Conscience vote

In a pastoral letter read Sunday in the churches of the archdiocese of Lingayen-Dagupan, Archbishop Socrates Villegas made a forceful argument for a conscience vote in the May 13 elections. Unlike his pastoral letter last December equating contraception with corruption, Sunday’s epistle used premises and reached conclusions which we could agree with almost entirely. There was only one, but significant, exception.

The letter is a useful if stringent guide to choosing candidates, but it made the headlines because of something unusual: a clear explanation of why the Catholic Church should not endorse candidates for election.

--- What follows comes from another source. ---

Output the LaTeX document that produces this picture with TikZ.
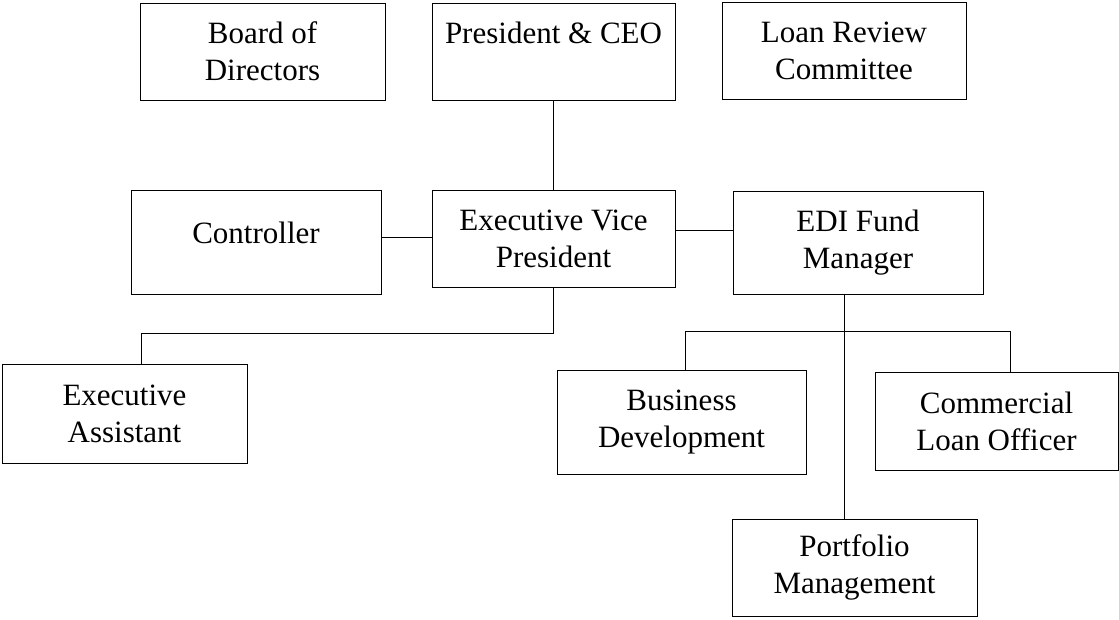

Villegas wrote: “When the Church ENDORSES CANDIDATES in political elections she always ends up a LOSER. The endorsed candidate may win in the votes but the Church never wins with him. In endorsing candidates, the Bride of Christ, the Church, tarnishes her spiritual mission with the stain of the mundane. The endorsed candidate might win but religion has been reduced to a political party; religion has been used for political gain and our spiritual mission has been compromised” (emphases as found in the copy published by the Catholic Bishops’ Conference of the Philippines website).

This is advice that Church-affiliated groups may not heed, precisely because they are not the Church itself; but will anyone be able to tell the difference between, say, the effort of several Catholic groups led by the El Shaddai charismatic renewal movement to promote the so-called White Vote and the advocacy of the diocese of Bacolod, which was the first to categorize senatorial candidates into “Team Buhay” and “Team Patay”?

Note that the first six candidates endorsed by the White Vote groups are exactly the first six (of nine) candidates identified by the diocese of Bacolod as opposed to the Responsible Parenthood and Reproductive Health Law—in other words, Team Buhay. Note also that Bishop Emeritus Teodoro Bacani, the spiritual adviser to El Shaddai, all but gave the game away during his homily last Saturday, at the weekly El Shaddai assembly where Brother Mike Velarde, the colorful founder of the movement, introduced the first six candidates. He said, “Kaming mga nasa altar, hindi kami puwedeng mag-endorso. Ibubulong na lang namin sa inyo.” (Those of us at the altar, we cannot endorse. We will just whisper [our endorsements] to you.)

It would have been something, a real advance in lay involvement in politics, if the White Vote produced a list of candidates that did not slavishly reflect the whispered views of the Catholic bishops. If, for example, El Shaddai and the other Catholic groups behind the White Vote used other criteria that faithful Catholics should also be using, then this lay initiative would have been truly welcome.

Archbishop Villegas’ 10th guideline for not voting for a particular candidate, for example: “The candidate has other members of the immediate family in government positions already.” This would have ruled out Rep. JV Ejercito from the White Vote Six, given that he is seeking to join his stepbrother in the Senate, or Rep. Cynthia Villar, given that her family controls Las Piñas.

How about the 7th guideline? “The candidate has been involved or linked to terrorism or the use of goons for self-protection within or outside the campaign period. Peace is the only way to peace.” This would have ruled out two more anointed members of the White Vote Six; both Senators Gringo Honasan and Antonio Trillanes IV had taken up arms against the very governmental system they now serve.

That Villegas’ pastoral letter is too strict, dare we say too Catholic, even for El Shaddai, may be gauged by the pragmatic Velarde’s assertion that the archbishop, the respected former rector of the Edsa Shrine, may have been misquoted.

The pastoral letter’s only major flaw, as far as we can tell, is the very first guideline Villegas proposes. “The candidate cannot declare a categorical and clear NO to divorce, abortion, euthanasia, total birth control and homosexual marriages or D.E.A.T.H issues. Pro-choice is

anti-life.” This is, unfortunately, mere sloganeering. In their day-to-day lives, Filipino Catholics struggle with the moral dilemmas these issues present. They are never black or white. Euthanasia, to offer only one example, may be the most Christian option for a family whose dying member wants to leave this vale of tears with dignity. Asking for a categorical position does not reflect that moral struggle.